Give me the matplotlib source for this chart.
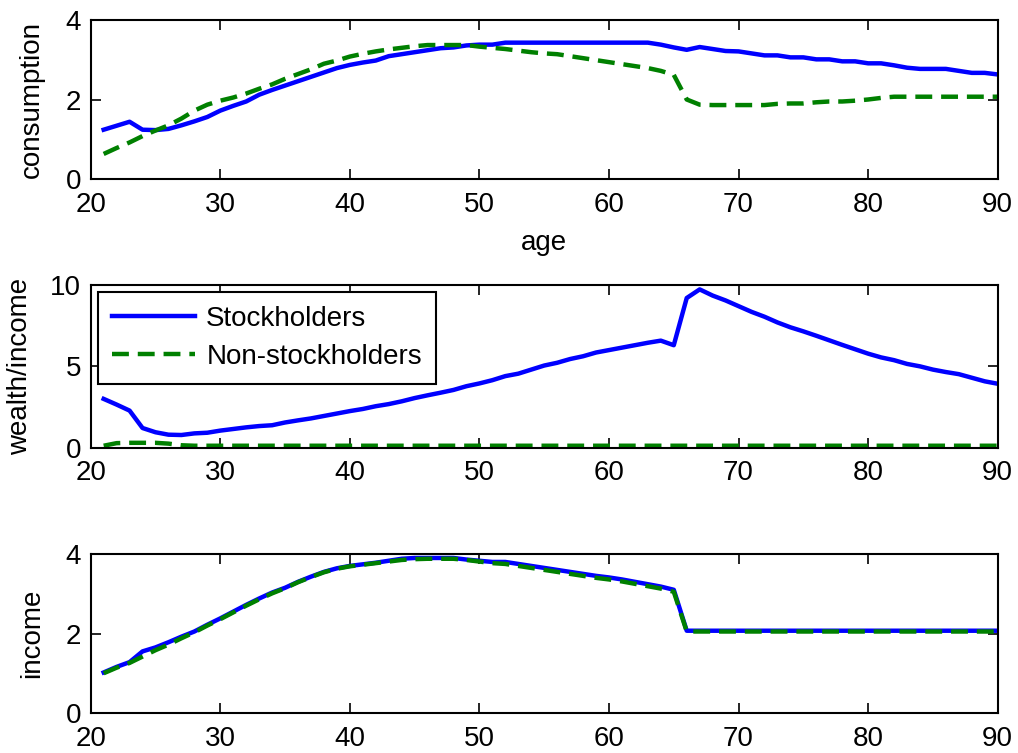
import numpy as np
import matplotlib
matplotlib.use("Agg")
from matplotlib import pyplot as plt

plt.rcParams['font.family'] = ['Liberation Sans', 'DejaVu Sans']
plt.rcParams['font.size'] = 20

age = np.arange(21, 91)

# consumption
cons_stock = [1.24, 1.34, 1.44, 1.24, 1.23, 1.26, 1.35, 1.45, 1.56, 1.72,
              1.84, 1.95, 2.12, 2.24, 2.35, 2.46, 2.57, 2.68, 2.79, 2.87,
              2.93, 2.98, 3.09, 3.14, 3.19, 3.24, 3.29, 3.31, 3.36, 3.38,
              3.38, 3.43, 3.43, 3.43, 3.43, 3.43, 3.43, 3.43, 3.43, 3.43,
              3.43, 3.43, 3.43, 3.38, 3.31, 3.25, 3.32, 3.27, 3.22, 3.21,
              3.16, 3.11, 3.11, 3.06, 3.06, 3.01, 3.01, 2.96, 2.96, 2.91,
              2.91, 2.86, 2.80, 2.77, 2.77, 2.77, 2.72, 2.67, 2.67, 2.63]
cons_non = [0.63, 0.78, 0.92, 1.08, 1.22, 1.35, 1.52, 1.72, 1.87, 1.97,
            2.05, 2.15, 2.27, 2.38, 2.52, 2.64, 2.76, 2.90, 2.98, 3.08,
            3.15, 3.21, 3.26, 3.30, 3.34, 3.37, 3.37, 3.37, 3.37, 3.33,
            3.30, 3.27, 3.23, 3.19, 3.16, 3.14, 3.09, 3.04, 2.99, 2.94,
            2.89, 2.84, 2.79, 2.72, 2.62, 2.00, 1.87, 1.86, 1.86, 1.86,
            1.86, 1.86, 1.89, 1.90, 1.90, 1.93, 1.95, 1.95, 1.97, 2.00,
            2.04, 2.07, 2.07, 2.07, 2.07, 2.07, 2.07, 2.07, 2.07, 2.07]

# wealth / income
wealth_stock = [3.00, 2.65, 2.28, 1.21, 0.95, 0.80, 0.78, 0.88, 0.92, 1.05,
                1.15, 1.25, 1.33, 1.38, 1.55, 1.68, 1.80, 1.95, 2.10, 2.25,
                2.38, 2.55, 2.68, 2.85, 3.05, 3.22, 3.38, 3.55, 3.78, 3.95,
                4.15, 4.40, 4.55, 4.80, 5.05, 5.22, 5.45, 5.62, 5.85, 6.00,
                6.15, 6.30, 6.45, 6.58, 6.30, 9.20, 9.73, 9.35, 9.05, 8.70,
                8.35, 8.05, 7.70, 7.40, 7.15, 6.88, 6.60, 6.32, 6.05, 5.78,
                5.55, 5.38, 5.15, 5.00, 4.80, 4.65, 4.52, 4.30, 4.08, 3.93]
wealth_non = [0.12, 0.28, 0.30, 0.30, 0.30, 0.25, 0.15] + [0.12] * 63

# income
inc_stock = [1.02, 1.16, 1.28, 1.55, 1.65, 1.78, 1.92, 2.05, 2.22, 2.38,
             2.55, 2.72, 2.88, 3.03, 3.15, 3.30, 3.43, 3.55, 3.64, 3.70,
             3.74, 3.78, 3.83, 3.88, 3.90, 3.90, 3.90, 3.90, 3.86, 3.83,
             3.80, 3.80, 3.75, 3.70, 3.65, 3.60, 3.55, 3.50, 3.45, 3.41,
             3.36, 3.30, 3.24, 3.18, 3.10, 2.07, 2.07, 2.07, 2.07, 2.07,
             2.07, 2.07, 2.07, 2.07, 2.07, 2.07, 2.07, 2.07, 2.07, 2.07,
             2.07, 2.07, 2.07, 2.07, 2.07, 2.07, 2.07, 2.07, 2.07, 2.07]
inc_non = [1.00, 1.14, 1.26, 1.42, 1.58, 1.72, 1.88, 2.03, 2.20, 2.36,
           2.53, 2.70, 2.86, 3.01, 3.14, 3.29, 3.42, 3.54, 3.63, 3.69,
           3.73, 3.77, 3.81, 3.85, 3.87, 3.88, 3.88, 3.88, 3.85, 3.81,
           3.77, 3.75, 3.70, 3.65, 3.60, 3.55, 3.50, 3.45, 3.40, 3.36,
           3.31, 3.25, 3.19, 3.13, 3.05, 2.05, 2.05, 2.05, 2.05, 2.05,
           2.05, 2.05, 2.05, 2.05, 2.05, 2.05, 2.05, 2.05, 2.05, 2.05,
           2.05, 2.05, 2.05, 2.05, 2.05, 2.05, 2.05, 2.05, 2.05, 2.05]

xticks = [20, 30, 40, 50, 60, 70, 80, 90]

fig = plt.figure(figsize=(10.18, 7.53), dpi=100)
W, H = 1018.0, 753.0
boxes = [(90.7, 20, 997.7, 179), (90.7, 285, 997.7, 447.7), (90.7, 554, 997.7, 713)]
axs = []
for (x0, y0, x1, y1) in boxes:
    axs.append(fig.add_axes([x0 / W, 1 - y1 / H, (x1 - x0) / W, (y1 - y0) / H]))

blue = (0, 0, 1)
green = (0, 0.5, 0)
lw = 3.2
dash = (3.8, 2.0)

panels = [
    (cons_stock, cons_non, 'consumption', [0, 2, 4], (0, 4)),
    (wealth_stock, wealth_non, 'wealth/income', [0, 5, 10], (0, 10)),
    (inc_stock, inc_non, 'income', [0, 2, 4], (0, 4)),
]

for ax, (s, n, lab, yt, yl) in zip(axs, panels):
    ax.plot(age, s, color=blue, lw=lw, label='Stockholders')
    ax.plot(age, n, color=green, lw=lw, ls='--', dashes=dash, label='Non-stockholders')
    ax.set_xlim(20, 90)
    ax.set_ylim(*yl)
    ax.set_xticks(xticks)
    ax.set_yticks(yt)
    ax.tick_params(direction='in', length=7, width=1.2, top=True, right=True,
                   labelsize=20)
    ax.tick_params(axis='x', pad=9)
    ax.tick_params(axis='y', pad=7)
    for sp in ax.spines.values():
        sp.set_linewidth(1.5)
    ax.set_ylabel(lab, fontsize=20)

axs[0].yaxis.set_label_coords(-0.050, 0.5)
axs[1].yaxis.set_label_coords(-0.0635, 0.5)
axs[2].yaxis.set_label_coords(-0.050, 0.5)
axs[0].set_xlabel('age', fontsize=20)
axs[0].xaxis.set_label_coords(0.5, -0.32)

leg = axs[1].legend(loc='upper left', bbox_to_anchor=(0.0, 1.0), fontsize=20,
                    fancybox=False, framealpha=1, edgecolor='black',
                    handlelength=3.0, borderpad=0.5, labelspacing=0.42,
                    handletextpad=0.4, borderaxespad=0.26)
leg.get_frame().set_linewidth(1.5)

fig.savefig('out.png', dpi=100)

-=-=-

▸ **Written task**
Output exactly the span of lines from the top of the listing through the line holding "wealth_non = [0.12, 0.28, 0.30, 0.30, 0.30, 0.25, 0.15]", and leave every picture out.

▸ **Solution below**
Give me the matplotlib source for this chart.
import numpy as np
import matplotlib
matplotlib.use("Agg")
from matplotlib import pyplot as plt

plt.rcParams['font.family'] = ['Liberation Sans', 'DejaVu Sans']
plt.rcParams['font.size'] = 20

age = np.arange(21, 91)

# consumption
cons_stock = [1.24, 1.34, 1.44, 1.24, 1.23, 1.26, 1.35, 1.45, 1.56, 1.72,
              1.84, 1.95, 2.12, 2.24, 2.35, 2.46, 2.57, 2.68, 2.79, 2.87,
              2.93, 2.98, 3.09, 3.14, 3.19, 3.24, 3.29, 3.31, 3.36, 3.38,
              3.38, 3.43, 3.43, 3.43, 3.43, 3.43, 3.43, 3.43, 3.43, 3.43,
              3.43, 3.43, 3.43, 3.38, 3.31, 3.25, 3.32, 3.27, 3.22, 3.21,
              3.16, 3.11, 3.11, 3.06, 3.06, 3.01, 3.01, 2.96, 2.96, 2.91,
              2.91, 2.86, 2.80, 2.77, 2.77, 2.77, 2.72, 2.67, 2.67, 2.63]
cons_non = [0.63, 0.78, 0.92, 1.08, 1.22, 1.35, 1.52, 1.72, 1.87, 1.97,
            2.05, 2.15, 2.27, 2.38, 2.52, 2.64, 2.76, 2.90, 2.98, 3.08,
            3.15, 3.21, 3.26, 3.30, 3.34, 3.37, 3.37, 3.37, 3.37, 3.33,
            3.30, 3.27, 3.23, 3.19, 3.16, 3.14, 3.09, 3.04, 2.99, 2.94,
            2.89, 2.84, 2.79, 2.72, 2.62, 2.00, 1.87, 1.86, 1.86, 1.86,
            1.86, 1.86, 1.89, 1.90, 1.90, 1.93, 1.95, 1.95, 1.97, 2.00,
            2.04, 2.07, 2.07, 2.07, 2.07, 2.07, 2.07, 2.07, 2.07, 2.07]

# wealth / income
wealth_stock = [3.00, 2.65, 2.28, 1.21, 0.95, 0.80, 0.78, 0.88, 0.92, 1.05,
                1.15, 1.25, 1.33, 1.38, 1.55, 1.68, 1.80, 1.95, 2.10, 2.25,
                2.38, 2.55, 2.68, 2.85, 3.05, 3.22, 3.38, 3.55, 3.78, 3.95,
                4.15, 4.40, 4.55, 4.80, 5.05, 5.22, 5.45, 5.62, 5.85, 6.00,
                6.15, 6.30, 6.45, 6.58, 6.30, 9.20, 9.73, 9.35, 9.05, 8.70,
                8.35, 8.05, 7.70, 7.40, 7.15, 6.88, 6.60, 6.32, 6.05, 5.78,
                5.55, 5.38, 5.15, 5.00, 4.80, 4.65, 4.52, 4.30, 4.08, 3.93]
wealth_non = [0.12, 0.28, 0.30, 0.30, 0.30, 0.25, 0.15] + [0.12] * 63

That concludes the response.